Among the lines below, how many carry the string "size"? Reply with a number and nothing else.
▬▬▬
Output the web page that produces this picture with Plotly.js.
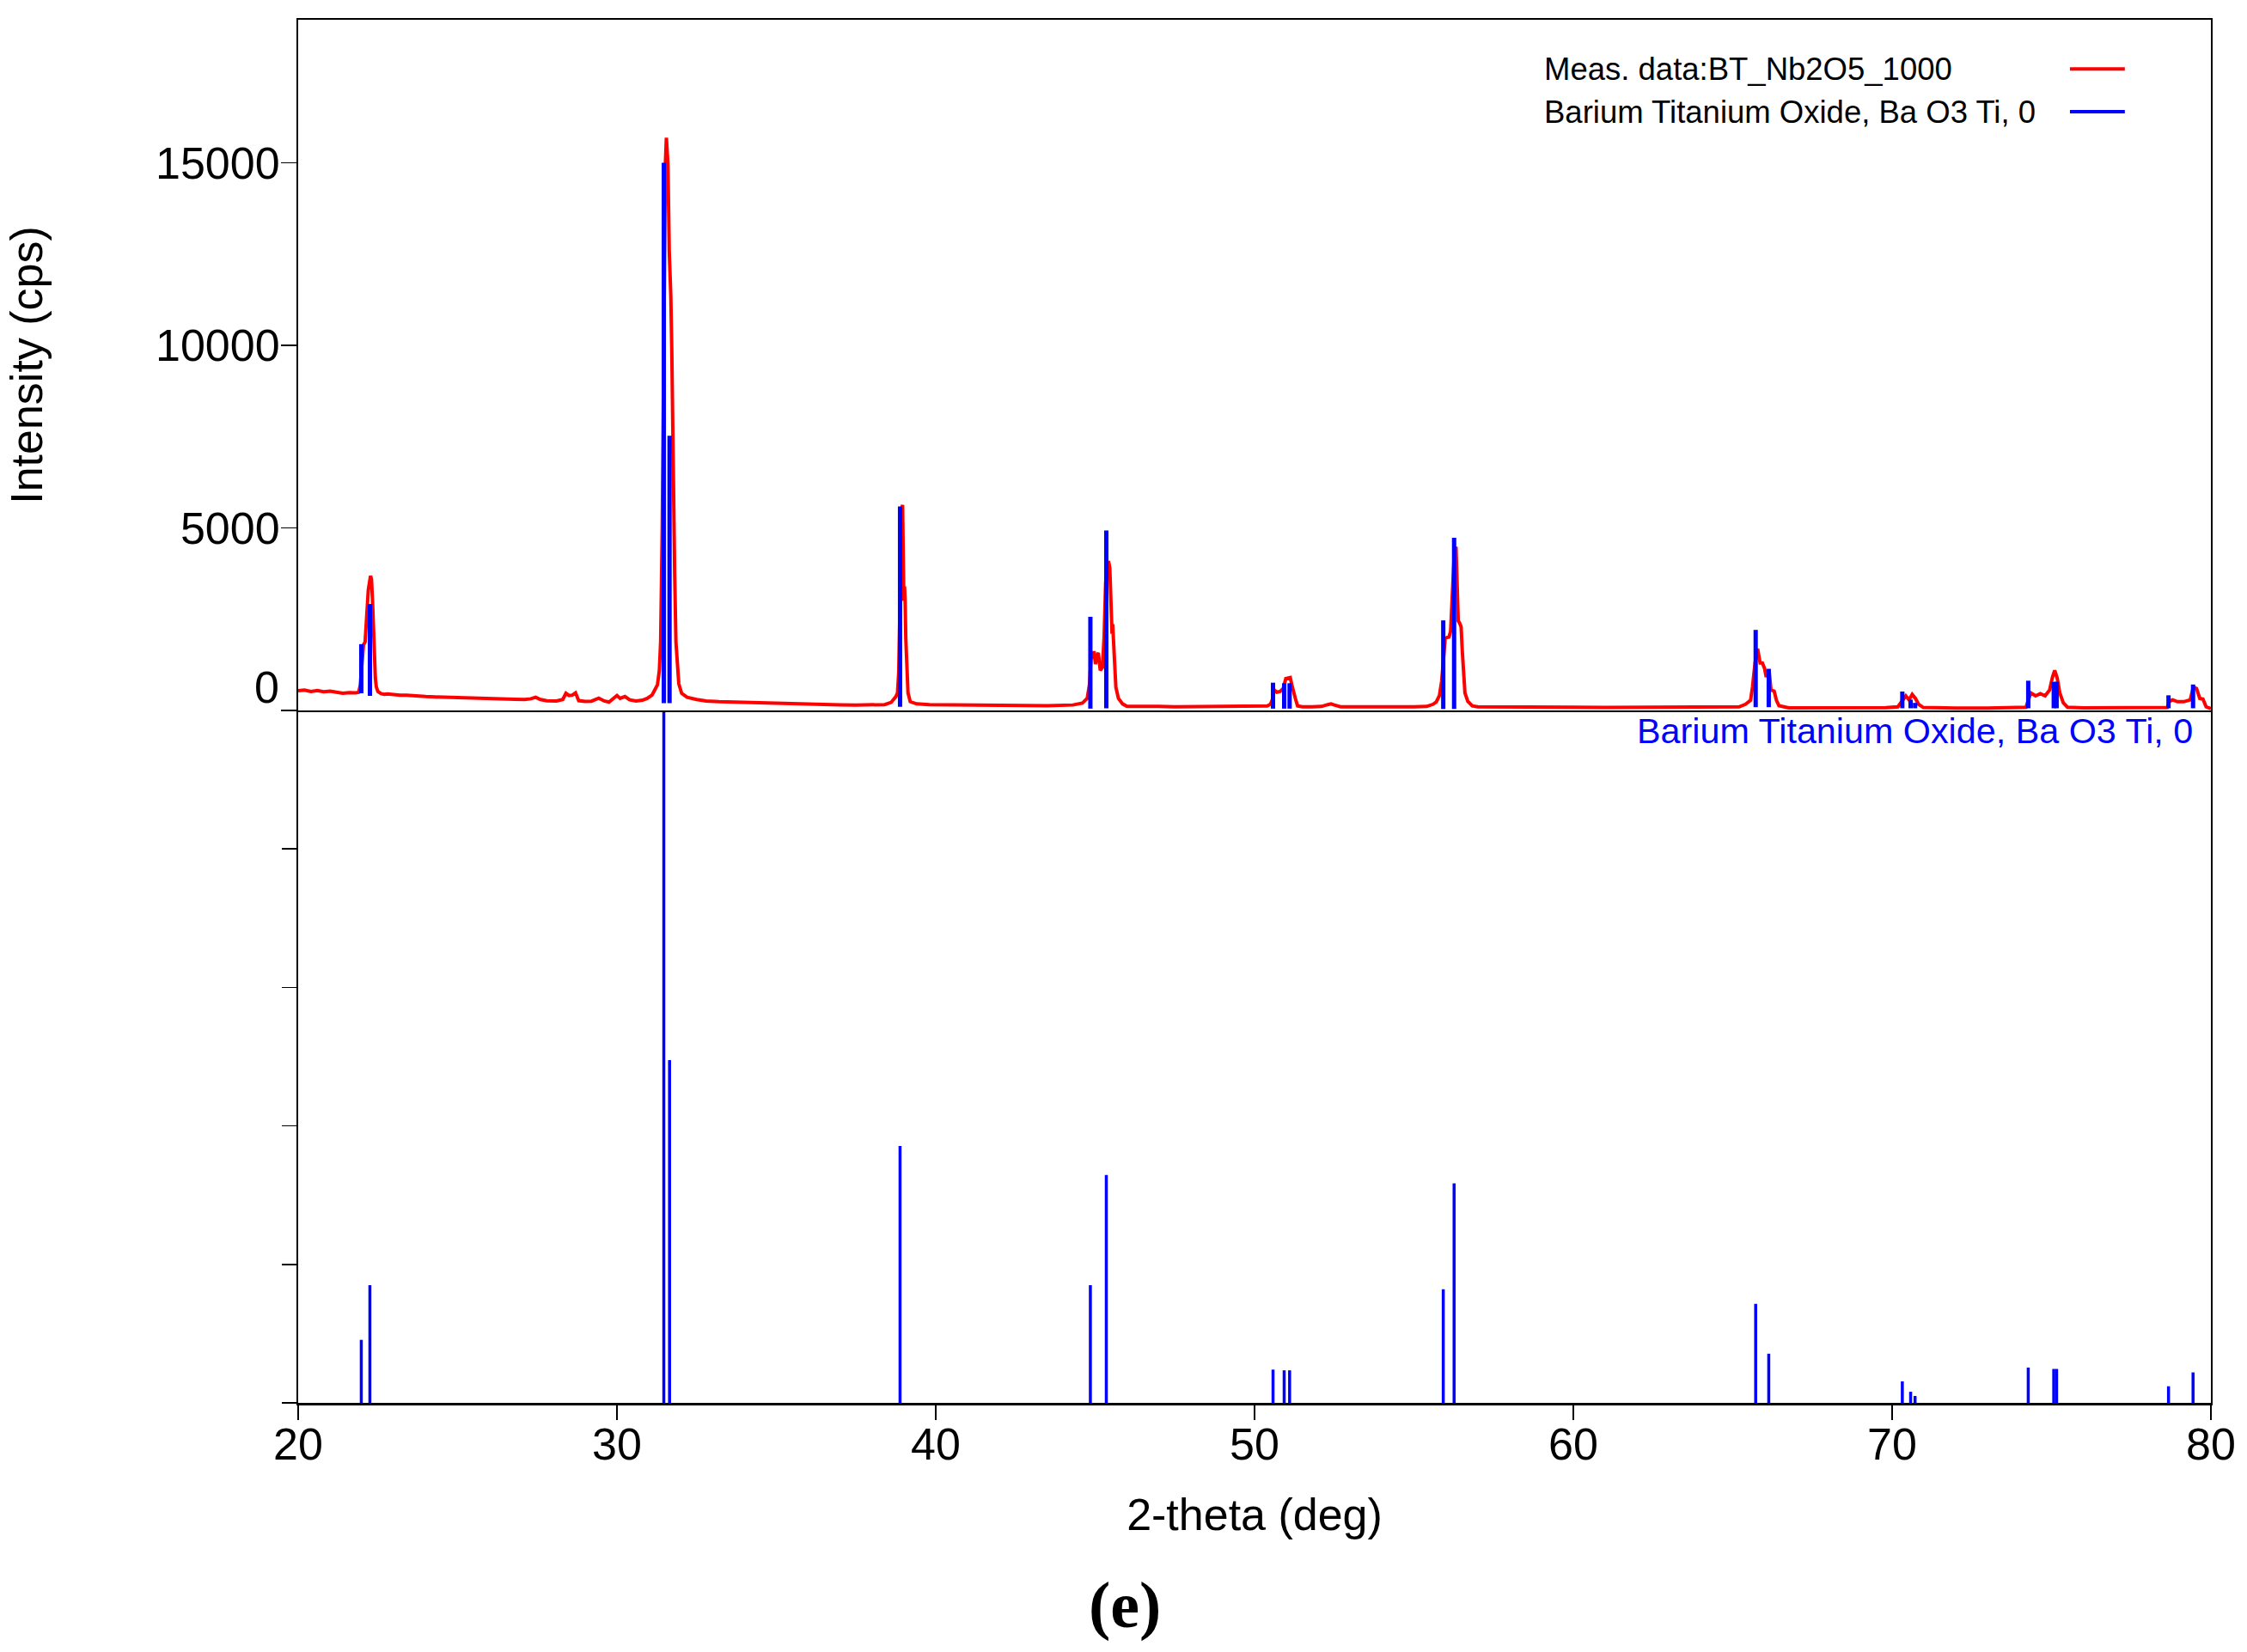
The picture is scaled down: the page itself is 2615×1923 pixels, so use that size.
<!DOCTYPE html>
<html>
<head>
<meta charset="utf-8">
<script src="https://cdn.plot.ly/plotly-3.0.1.min.js"></script>
<style>
  html, body { margin: 0; padding: 0; background: #fff; }
  #myDiv { width: 2615px; height: 1923px; }
</style>
</head>
<body>
<div id="myDiv"></div>
<script>
'use strict'

const meas2theta = [
  20.0, 20.2, 20.4, 20.6, 20.8, 21.0, 21.2, 21.4, 21.6, 21.8, 21.9,
  21.95, 22.0, 22.05, 22.1, 22.15, 22.2, 22.27, 22.3, 22.33, 22.36, 22.39, 22.42, 22.45, 22.5,
  22.6, 22.7, 22.8, 23.0, 23.2, 23.4, 23.6, 23.8, 24.0, 24.3, 24.6, 25.0, 25.3, 25.6, 26.0,
  26.4, 26.8, 27.1, 27.3, 27.45, 27.6, 27.8, 28.1, 28.3, 28.4, 28.5, 28.6, 28.7, 28.8,
  29.0, 29.2, 29.43, 29.6, 29.75, 29.9, 30.0, 30.1, 30.25, 30.4, 30.6, 30.8, 30.95,
  31.1, 31.2, 31.27, 31.33, 31.37, 31.42, 31.47, 31.52, 31.55, 31.6, 31.64, 31.69, 31.72,
  31.74, 31.78, 31.81, 31.85, 31.9, 31.94, 32.03, 32.2, 32.5, 32.8, 33.2, 33.6, 34.0, 34.5,
  35.0, 35.5, 36.0, 36.5, 37.0, 37.5, 38.0, 38.4, 38.6, 38.75, 38.8, 38.84, 38.88, 38.92,
  38.96, 38.98, 39.0, 39.02, 39.04, 39.06, 39.09, 39.13, 39.2, 39.4, 39.8, 40.5, 41.5, 42.5,
  43.5, 44.3, 44.6, 44.75, 44.82, 44.87, 44.92, 44.97, 45.01, 45.06, 45.1, 45.16, 45.23,
  45.28, 45.33, 45.38, 45.42, 45.46, 45.5, 45.53, 45.55, 45.6, 45.65, 45.73, 45.86, 46.0,
  46.5, 47.0, 47.5, 48.0, 48.5, 49.0, 49.5, 50.0, 50.4, 50.5, 50.56, 50.62, 50.7, 50.8,
  50.9, 50.98, 51.05, 51.12, 51.17, 51.22, 51.28, 51.35, 51.5, 51.8, 52.1, 52.3, 52.4, 52.5,
  52.7, 53.0, 53.5, 54.0, 54.5, 55.0, 55.4, 55.6, 55.7, 55.8, 55.87, 55.93, 55.98, 56.05,
  56.1, 56.15, 56.2, 56.27, 56.32, 56.36, 56.39, 56.43, 56.48, 56.52, 56.56, 56.6, 56.69,
  56.83, 57.0, 57.5, 58.0, 59.0, 60.0, 61.0, 62.0, 63.0, 64.0, 64.8, 65.2, 65.4, 65.56,
  65.62, 65.7, 65.78, 65.83, 65.86, 65.93, 66.0, 66.05, 66.1, 66.14, 66.2, 66.3, 66.37,
  66.45, 66.76, 67.5, 68.0, 69.0, 69.8, 70.18, 70.3, 70.43, 70.53, 70.63, 70.73, 70.83,
  70.98, 71.5, 72.0, 73.0, 74.0, 74.2, 74.28, 74.35, 74.5, 74.65, 74.8, 74.94, 75.03, 75.1,
  75.18, 75.26, 75.37, 75.5, 76.0, 77.0, 78.0, 78.5, 78.63, 78.7, 78.8, 78.95, 79.15, 79.35,
  79.45, 79.55, 79.65, 79.75, 79.85, 80.0
];
const measCps = [
  540, 560, 520, 545, 510, 530, 500, 470, 490, 480, 500,
  700, 1270, 1800, 1880, 2570, 3300, 3690, 3600, 3050, 2200, 1500, 900, 650, 520,
  460, 440, 450, 430, 420, 416, 400, 390, 380, 370, 360, 345, 340, 330, 320,
  310, 305, 300, 320, 360, 300, 265, 260, 300, 470, 410, 420, 480, 270,
  250, 255, 337, 260, 230, 350, 410, 330, 380, 290, 260, 280, 330,
  420, 560, 700, 1100, 1880, 5000, 11000, 15000, 15690, 14960, 12590, 11340, 9860,
  8190, 5670, 3770, 1880, 1150, 730, 470, 360, 300, 260, 240, 230, 210, 200,
  190, 175, 170, 160, 155, 150, 150, 160, 220, 380, 480, 1060, 3000, 5500,
  5630, 4000, 3000, 3400, 3000, 1980, 950, 480, 240, 180, 160, 150, 140, 135,
  130, 150, 200, 330, 700, 1400, 1580, 1580, 1270, 1500, 1580, 1100, 1180,
  1990, 3500, 4000, 4090, 3900, 2400, 2100, 2360, 1270, 635, 330, 180, 110,
  120, 110, 100, 105, 100, 100, 100, 105, 125, 173, 300, 560, 500, 520,
  600, 870, 880, 900, 700, 480, 330, 125, 100, 100, 110, 160, 180, 150,
  100, 100, 95, 95, 95, 100, 110, 170, 230, 410, 800, 1400, 1970, 2000,
  2010, 2170, 3000, 4400, 4480, 3500, 2450, 2400, 2290, 1580, 870, 480, 250,
  125, 100, 95, 95, 90, 90, 85, 85, 80, 80, 85, 100, 170, 280,
  640, 1300, 1690, 1500, 1300, 1300, 1150, 915, 1050, 1110, 560, 530, 280,
  130, 70, 70, 65, 65, 75, 100, 250, 400, 290, 440, 330, 170,
  80, 70, 65, 65, 70, 90, 300, 480, 400, 460, 400, 560, 910, 1100,
  880, 480, 210, 90, 70, 70, 70, 75, 80, 250, 290, 240, 240, 290,
  640, 600, 330, 310, 100, 50
];

// reference pattern sticks (Barium Titanium Oxide), relative intensity in %
const stick2theta = [21.98, 22.25, 31.47, 31.65, 38.88, 44.85, 45.35, 50.58, 50.93, 51.1,
  55.92, 56.26, 65.72, 66.13, 70.32, 70.58, 70.72, 74.27, 75.07, 75.16, 78.67, 79.44];
const stickRel = [9.1, 17.0, 100, 49.5, 37.1, 17.0, 32.9, 4.8, 4.7, 4.7,
  16.4, 31.7, 14.3, 7.1, 3.1, 1.6, 1.0, 5.1, 4.9, 4.9, 2.4, 4.4];
// background under each stick in the upper panel (cps)
const stickBase = [470, 400, 200, 200, 100, 50, 60, 50, 50, 50,
  40, 40, 90, 90, 60, 60, 60, 60, 60, 60, 60, 60];
const cpsPerPercent = 148;

const xTicks = [20, 30, 40, 50, 60, 70, 80];
const yTicks = [0, 5000, 10000, 15000];
const yTickText = ['', '5000', '10000', '15000'];
const relTicks = [0, 20, 40, 60, 80, 100];

const measName = 'Meas. data:BT_Nb2O5_1000';
const refName = 'Barium Titanium Oxide, Ba O3 Ti, 0';

// build stick segments (x,x,null) for the line traces
let topX = [], topY = [], botX = [], botY = [];
for (let i = 0; i < stick2theta.length; i++) {
    topX.push(stick2theta[i], stick2theta[i], null);
    topY.push(stickBase[i], stickBase[i] + stickRel[i] * cpsPerPercent, null);
    botX.push(stick2theta[i], stick2theta[i], null);
    botY.push(0, stickRel[i], null);
}

const FONT = 'Liberation Sans, Arial, sans-serif';

let traceMeas = {
    x: meas2theta, y: measCps,
    xaxis: 'x2', yaxis: 'y',
    type: 'scatter', mode: 'lines',
    line: {color: '#ff0000', width: 4},
    hoverinfo: 'skip'
};
let traceTopSticks = {
    x: topX, y: topY,
    xaxis: 'x2', yaxis: 'y',
    type: 'scatter', mode: 'lines',
    line: {color: '#0000ff', width: 5},
    hoverinfo: 'skip'
};
let traceBotSticks = {
    x: botX, y: botY,
    xaxis: 'x', yaxis: 'y2',
    type: 'scatter', mode: 'lines',
    line: {color: '#0000ff', width: 3.5},
    hoverinfo: 'skip'
};

let data = [traceMeas, traceTopSticks, traceBotSticks];

const split = 806 / 1610; // lower panel share of plot height

let layout = {
    width: 2615, height: 1923,
    margin: {l: 347, r: 42, t: 23, b: 290},
    paper_bgcolor: '#ffffff',
    plot_bgcolor: '#ffffff',
    showlegend: false,
    font: {family: FONT, size: 52, color: '#000'},
    xaxis: {
        range: [20, 80], anchor: 'y2',
        tickvals: xTicks, ticks: 'outside', ticklen: 17, tickwidth: 1.5, tickcolor: '#000',
        ticklabelstandoff: -16,
        showline: true, linecolor: '#000', linewidth: 2.5,
        showgrid: false, zeroline: false,
        tickfont: {family: FONT, size: 52},
        title: {text: '2-theta (deg)', font: {family: FONT, size: 52}, standoff: 36}
    },
    xaxis2: {
        range: [20, 80], anchor: 'y', matches: 'x',
        showline: true, mirror: true, linecolor: '#000', linewidth: 2,
        ticks: '', showticklabels: false,
        showgrid: false, zeroline: false
    },
    yaxis: {
        domain: [split, 1], range: [0, 18920],
        tickvals: yTicks, ticktext: yTickText,
        ticks: 'outside', ticklen: 18, tickwidth: 1.5, tickcolor: '#000',
        ticklabelstandoff: -9,
        showline: true, mirror: true, linecolor: '#000', linewidth: 2,
        showgrid: false, zeroline: false,
        tickfont: {family: FONT, size: 52},
        title: {text: 'Intensity (cps)', font: {family: FONT, size: 52}, standoff: 115}
    },
    yaxis2: {
        domain: [0, split], range: [0, 100],
        tickvals: relTicks, ticks: 'outside', ticklen: 17, tickwidth: 1.5, tickcolor: '#000',
        showticklabels: false,
        showline: true, mirror: true, linecolor: '#000', linewidth: 2,
        showgrid: false, zeroline: false
    },
    annotations: [
        // the zero label sits a little above its tick
        {xref: 'paper', yref: 'y', x: 0, y: 640, xanchor: 'right', yanchor: 'middle',
         xshift: -20, text: '0', showarrow: false, font: {family: FONT, size: 52}},
        // legend, text left and line to the right
        {xref: 'paper', yref: 'paper', x: 0.6505, y: 0.9645, xanchor: 'left', yanchor: 'middle',
         text: measName, showarrow: false, font: {family: FONT, size: 36.5, color: '#000'}},
        {xref: 'paper', yref: 'paper', x: 0.6505, y: 0.9335, xanchor: 'left', yanchor: 'middle',
         text: refName, showarrow: false, font: {family: FONT, size: 36.5, color: '#000'}},
        // phase label in lower panel
        {xref: 'paper', yref: 'paper', x: 0.9915, y: 0.4857, xanchor: 'right', yanchor: 'middle',
         text: refName, showarrow: false, font: {family: FONT, size: 41.3, color: '#0000ff'}},
        // panel letter
        {xref: 'paper', yref: 'paper', x: 0.432, y: -0.146, xanchor: 'center', yanchor: 'middle',
         text: '<b>(e)</b>', showarrow: false,
         font: {family: 'Liberation Serif, Times New Roman, serif', size: 76, color: '#000'}}
    ],
    shapes: [
        {type: 'line', xref: 'paper', yref: 'paper', x0: 0.9263, x1: 0.955, y0: 0.9645, y1: 0.9645,
         line: {color: '#ff0000', width: 4}},
        {type: 'line', xref: 'paper', yref: 'paper', x0: 0.9263, x1: 0.955, y0: 0.9335, y1: 0.9335,
         line: {color: '#0000ff', width: 4}}
    ]
};

Plotly.newPlot('myDiv', data, layout, {displayModeBar: false, staticPlot: true});
</script>
</body>
</html>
▬▬▬
**TASK RESULT:** 11